Raw data:

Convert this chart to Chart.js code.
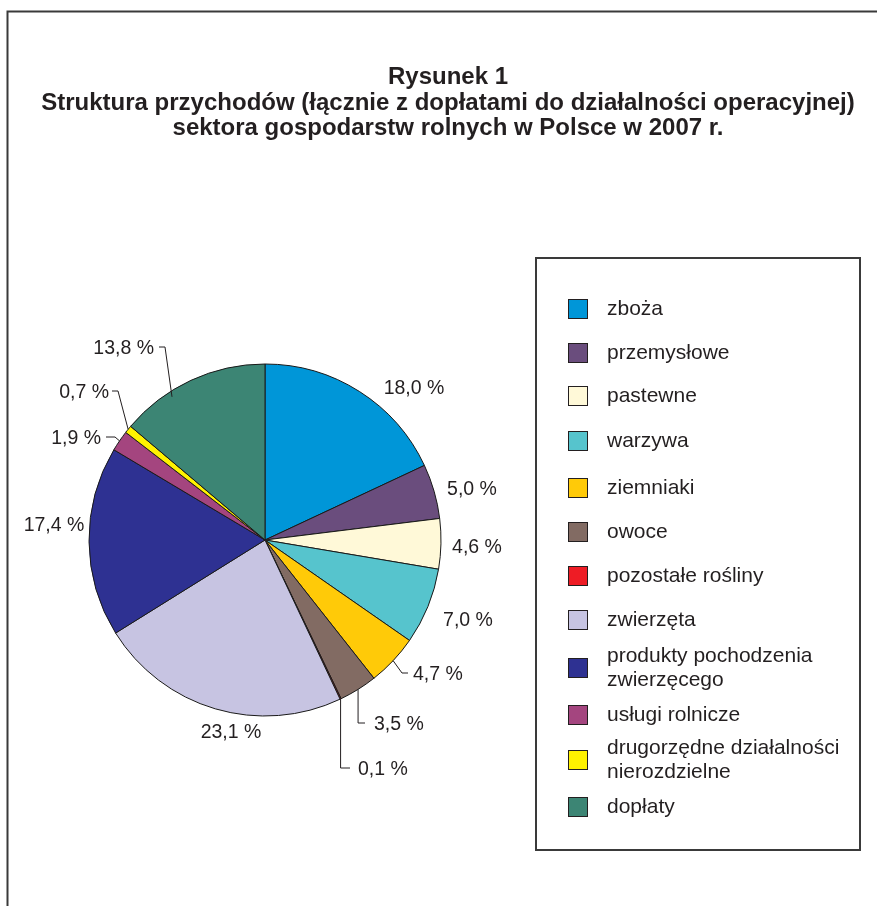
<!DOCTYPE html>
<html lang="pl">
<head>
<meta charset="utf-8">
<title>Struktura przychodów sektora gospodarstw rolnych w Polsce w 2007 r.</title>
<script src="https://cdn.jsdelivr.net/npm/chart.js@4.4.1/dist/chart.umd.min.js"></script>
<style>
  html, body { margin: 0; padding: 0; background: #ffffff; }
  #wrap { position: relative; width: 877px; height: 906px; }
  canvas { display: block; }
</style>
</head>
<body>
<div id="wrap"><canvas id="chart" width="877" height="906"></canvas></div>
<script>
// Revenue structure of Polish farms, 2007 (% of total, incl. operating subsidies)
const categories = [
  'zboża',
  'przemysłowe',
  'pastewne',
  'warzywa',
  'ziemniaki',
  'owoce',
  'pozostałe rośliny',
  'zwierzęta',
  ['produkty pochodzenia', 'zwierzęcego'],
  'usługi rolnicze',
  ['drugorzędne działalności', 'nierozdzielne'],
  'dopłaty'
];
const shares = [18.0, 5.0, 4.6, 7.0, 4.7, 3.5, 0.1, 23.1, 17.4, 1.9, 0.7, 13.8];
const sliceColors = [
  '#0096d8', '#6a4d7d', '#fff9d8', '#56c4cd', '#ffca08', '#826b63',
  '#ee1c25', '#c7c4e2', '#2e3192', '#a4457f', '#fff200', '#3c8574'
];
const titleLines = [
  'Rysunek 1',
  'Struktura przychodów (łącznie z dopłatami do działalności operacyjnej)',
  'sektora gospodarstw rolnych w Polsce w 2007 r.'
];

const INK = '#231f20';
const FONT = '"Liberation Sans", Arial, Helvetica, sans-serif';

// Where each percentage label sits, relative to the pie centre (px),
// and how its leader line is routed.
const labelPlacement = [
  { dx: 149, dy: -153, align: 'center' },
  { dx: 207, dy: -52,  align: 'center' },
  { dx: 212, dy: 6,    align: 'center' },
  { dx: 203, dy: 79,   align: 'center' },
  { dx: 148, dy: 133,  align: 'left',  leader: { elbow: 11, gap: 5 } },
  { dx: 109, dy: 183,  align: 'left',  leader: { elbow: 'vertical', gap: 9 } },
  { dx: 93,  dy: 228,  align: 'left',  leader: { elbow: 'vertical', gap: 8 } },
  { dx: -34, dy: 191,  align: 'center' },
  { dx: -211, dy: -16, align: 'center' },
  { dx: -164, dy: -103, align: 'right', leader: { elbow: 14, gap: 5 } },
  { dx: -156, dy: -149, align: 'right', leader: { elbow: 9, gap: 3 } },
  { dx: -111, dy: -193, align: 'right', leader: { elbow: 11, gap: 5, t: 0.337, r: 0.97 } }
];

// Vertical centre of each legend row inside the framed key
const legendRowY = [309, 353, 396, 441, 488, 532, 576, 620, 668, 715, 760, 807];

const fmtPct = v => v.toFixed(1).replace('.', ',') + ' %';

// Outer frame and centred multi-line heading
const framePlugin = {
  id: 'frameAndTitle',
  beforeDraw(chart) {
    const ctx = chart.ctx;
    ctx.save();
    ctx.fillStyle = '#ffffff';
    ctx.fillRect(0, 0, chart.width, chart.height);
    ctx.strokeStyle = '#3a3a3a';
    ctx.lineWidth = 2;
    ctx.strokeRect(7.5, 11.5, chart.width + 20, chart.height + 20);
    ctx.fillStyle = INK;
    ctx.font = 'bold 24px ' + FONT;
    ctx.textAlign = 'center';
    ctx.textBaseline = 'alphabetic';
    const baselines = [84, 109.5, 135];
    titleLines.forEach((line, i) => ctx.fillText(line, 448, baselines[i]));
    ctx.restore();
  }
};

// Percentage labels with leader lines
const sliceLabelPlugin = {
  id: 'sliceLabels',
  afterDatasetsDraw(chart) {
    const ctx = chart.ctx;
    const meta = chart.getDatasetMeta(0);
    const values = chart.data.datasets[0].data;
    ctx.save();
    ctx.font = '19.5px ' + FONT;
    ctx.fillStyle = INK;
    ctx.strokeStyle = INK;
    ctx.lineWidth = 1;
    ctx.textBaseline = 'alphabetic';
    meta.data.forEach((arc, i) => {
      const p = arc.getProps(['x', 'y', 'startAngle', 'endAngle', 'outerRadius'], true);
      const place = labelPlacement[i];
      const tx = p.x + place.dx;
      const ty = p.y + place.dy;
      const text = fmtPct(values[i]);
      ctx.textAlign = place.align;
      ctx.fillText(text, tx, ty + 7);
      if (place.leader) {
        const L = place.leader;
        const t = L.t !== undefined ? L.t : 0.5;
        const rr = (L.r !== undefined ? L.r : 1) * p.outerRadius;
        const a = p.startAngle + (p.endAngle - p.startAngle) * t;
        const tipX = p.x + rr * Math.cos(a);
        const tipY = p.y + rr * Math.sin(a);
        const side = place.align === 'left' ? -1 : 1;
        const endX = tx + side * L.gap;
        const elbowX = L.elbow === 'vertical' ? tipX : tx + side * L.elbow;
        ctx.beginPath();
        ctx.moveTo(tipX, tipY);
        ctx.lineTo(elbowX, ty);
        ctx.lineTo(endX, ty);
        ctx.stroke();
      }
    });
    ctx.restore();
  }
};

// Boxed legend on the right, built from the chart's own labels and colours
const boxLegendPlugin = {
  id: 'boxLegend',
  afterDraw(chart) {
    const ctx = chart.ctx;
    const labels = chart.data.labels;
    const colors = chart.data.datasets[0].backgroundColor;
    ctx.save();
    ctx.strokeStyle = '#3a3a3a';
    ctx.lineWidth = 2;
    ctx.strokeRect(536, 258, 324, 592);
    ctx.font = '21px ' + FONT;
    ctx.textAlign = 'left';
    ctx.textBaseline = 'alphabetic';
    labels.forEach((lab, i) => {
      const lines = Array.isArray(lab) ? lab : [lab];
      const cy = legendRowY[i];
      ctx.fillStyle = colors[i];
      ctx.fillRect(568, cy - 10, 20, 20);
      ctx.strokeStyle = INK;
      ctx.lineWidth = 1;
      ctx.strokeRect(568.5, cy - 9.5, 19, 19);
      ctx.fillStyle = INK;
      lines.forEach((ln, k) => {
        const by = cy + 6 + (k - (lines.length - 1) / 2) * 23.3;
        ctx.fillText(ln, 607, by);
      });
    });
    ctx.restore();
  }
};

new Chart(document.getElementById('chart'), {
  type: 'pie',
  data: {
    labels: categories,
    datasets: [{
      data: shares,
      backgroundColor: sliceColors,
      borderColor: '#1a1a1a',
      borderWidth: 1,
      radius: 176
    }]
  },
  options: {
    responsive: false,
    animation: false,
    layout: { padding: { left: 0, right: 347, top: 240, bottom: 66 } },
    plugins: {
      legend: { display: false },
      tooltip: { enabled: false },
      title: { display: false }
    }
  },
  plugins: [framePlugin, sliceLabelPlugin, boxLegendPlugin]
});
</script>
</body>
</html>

Work to be completed: Omit the pictures, and quote the material above exactly as given.

Correct answer:
Convert this chart to Chart.js code.
<!DOCTYPE html>
<html lang="pl">
<head>
<meta charset="utf-8">
<title>Struktura przychodów sektora gospodarstw rolnych w Polsce w 2007 r.</title>
<script src="https://cdn.jsdelivr.net/npm/chart.js@4.4.1/dist/chart.umd.min.js"></script>
<style>
  html, body { margin: 0; padding: 0; background: #ffffff; }
  #wrap { position: relative; width: 877px; height: 906px; }
  canvas { display: block; }
</style>
</head>
<body>
<div id="wrap"><canvas id="chart" width="877" height="906"></canvas></div>
<script>
// Revenue structure of Polish farms, 2007 (% of total, incl. operating subsidies)
const categories = [
  'zboża',
  'przemysłowe',
  'pastewne',
  'warzywa',
  'ziemniaki',
  'owoce',
  'pozostałe rośliny',
  'zwierzęta',
  ['produkty pochodzenia', 'zwierzęcego'],
  'usługi rolnicze',
  ['drugorzędne działalności', 'nierozdzielne'],
  'dopłaty'
];
const shares = [18.0, 5.0, 4.6, 7.0, 4.7, 3.5, 0.1, 23.1, 17.4, 1.9, 0.7, 13.8];
const sliceColors = [
  '#0096d8', '#6a4d7d', '#fff9d8', '#56c4cd', '#ffca08', '#826b63',
  '#ee1c25', '#c7c4e2', '#2e3192', '#a4457f', '#fff200', '#3c8574'
];
const titleLines = [
  'Rysunek 1',
  'Struktura przychodów (łącznie z dopłatami do działalności operacyjnej)',
  'sektora gospodarstw rolnych w Polsce w 2007 r.'
];

const INK = '#231f20';
const FONT = '"Liberation Sans", Arial, Helvetica, sans-serif';

// Where each percentage label sits, relative to the pie centre (px),
// and how its leader line is routed.
const labelPlacement = [
  { dx: 149, dy: -153, align: 'center' },
  { dx: 207, dy: -52,  align: 'center' },
  { dx: 212, dy: 6,    align: 'center' },
  { dx: 203, dy: 79,   align: 'center' },
  { dx: 148, dy: 133,  align: 'left',  leader: { elbow: 11, gap: 5 } },
  { dx: 109, dy: 183,  align: 'left',  leader: { elbow: 'vertical', gap: 9 } },
  { dx: 93,  dy: 228,  align: 'left',  leader: { elbow: 'vertical', gap: 8 } },
  { dx: -34, dy: 191,  align: 'center' },
  { dx: -211, dy: -16, align: 'center' },
  { dx: -164, dy: -103, align: 'right', leader: { elbow: 14, gap: 5 } },
  { dx: -156, dy: -149, align: 'right', leader: { elbow: 9, gap: 3 } },
  { dx: -111, dy: -193, align: 'right', leader: { elbow: 11, gap: 5, t: 0.337, r: 0.97 } }
];

// Vertical centre of each legend row inside the framed key
const legendRowY = [309, 353, 396, 441, 488, 532, 576, 620, 668, 715, 760, 807];

const fmtPct = v => v.toFixed(1).replace('.', ',') + ' %';

// Outer frame and centred multi-line heading
const framePlugin = {
  id: 'frameAndTitle',
  beforeDraw(chart) {
    const ctx = chart.ctx;
    ctx.save();
    ctx.fillStyle = '#ffffff';
    ctx.fillRect(0, 0, chart.width, chart.height);
    ctx.strokeStyle = '#3a3a3a';
    ctx.lineWidth = 2;
    ctx.strokeRect(7.5, 11.5, chart.width + 20, chart.height + 20);
    ctx.fillStyle = INK;
    ctx.font = 'bold 24px ' + FONT;
    ctx.textAlign = 'center';
    ctx.textBaseline = 'alphabetic';
    const baselines = [84, 109.5, 135];
    titleLines.forEach((line, i) => ctx.fillText(line, 448, baselines[i]));
    ctx.restore();
  }
};

// Percentage labels with leader lines
const sliceLabelPlugin = {
  id: 'sliceLabels',
  afterDatasetsDraw(chart) {
    const ctx = chart.ctx;
    const meta = chart.getDatasetMeta(0);
    const values = chart.data.datasets[0].data;
    ctx.save();
    ctx.font = '19.5px ' + FONT;
    ctx.fillStyle = INK;
    ctx.strokeStyle = INK;
    ctx.lineWidth = 1;
    ctx.textBaseline = 'alphabetic';
    meta.data.forEach((arc, i) => {
      const p = arc.getProps(['x', 'y', 'startAngle', 'endAngle', 'outerRadius'], true);
      const place = labelPlacement[i];
      const tx = p.x + place.dx;
      const ty = p.y + place.dy;
      const text = fmtPct(values[i]);
      ctx.textAlign = place.align;
      ctx.fillText(text, tx, ty + 7);
      if (place.leader) {
        const L = place.leader;
        const t = L.t !== undefined ? L.t : 0.5;
        const rr = (L.r !== undefined ? L.r : 1) * p.outerRadius;
        const a = p.startAngle + (p.endAngle - p.startAngle) * t;
        const tipX = p.x + rr * Math.cos(a);
        const tipY = p.y + rr * Math.sin(a);
        const side = place.align === 'left' ? -1 : 1;
        const endX = tx + side * L.gap;
        const elbowX = L.elbow === 'vertical' ? tipX : tx + side * L.elbow;
        ctx.beginPath();
        ctx.moveTo(tipX, tipY);
        ctx.lineTo(elbowX, ty);
        ctx.lineTo(endX, ty);
        ctx.stroke();
      }
    });
    ctx.restore();
  }
};

// Boxed legend on the right, built from the chart's own labels and colours
const boxLegendPlugin = {
  id: 'boxLegend',
  afterDraw(chart) {
    const ctx = chart.ctx;
    const labels = chart.data.labels;
    const colors = chart.data.datasets[0].backgroundColor;
    ctx.save();
    ctx.strokeStyle = '#3a3a3a';
    ctx.lineWidth = 2;
    ctx.strokeRect(536, 258, 324, 592);
    ctx.font = '21px ' + FONT;
    ctx.textAlign = 'left';
    ctx.textBaseline = 'alphabetic';
    labels.forEach((lab, i) => {
      const lines = Array.isArray(lab) ? lab : [lab];
      const cy = legendRowY[i];
      ctx.fillStyle = colors[i];
      ctx.fillRect(568, cy - 10, 20, 20);
      ctx.strokeStyle = INK;
      ctx.lineWidth = 1;
      ctx.strokeRect(568.5, cy - 9.5, 19, 19);
      ctx.fillStyle = INK;
      lines.forEach((ln, k) => {
        const by = cy + 6 + (k - (lines.length - 1) / 2) * 23.3;
        ctx.fillText(ln, 607, by);
      });
    });
    ctx.restore();
  }
};

new Chart(document.getElementById('chart'), {
  type: 'pie',
  data: {
    labels: categories,
    datasets: [{
      data: shares,
      backgroundColor: sliceColors,
      borderColor: '#1a1a1a',
      borderWidth: 1,
      radius: 176
    }]
  },
  options: {
    responsive: false,
    animation: false,
    layout: { padding: { left: 0, right: 347, top: 240, bottom: 66 } },
    plugins: {
      legend: { display: false },
      tooltip: { enabled: false },
      title: { display: false }
    }
  },
  plugins: [framePlugin, sliceLabelPlugin, boxLegendPlugin]
});
</script>
</body>
</html>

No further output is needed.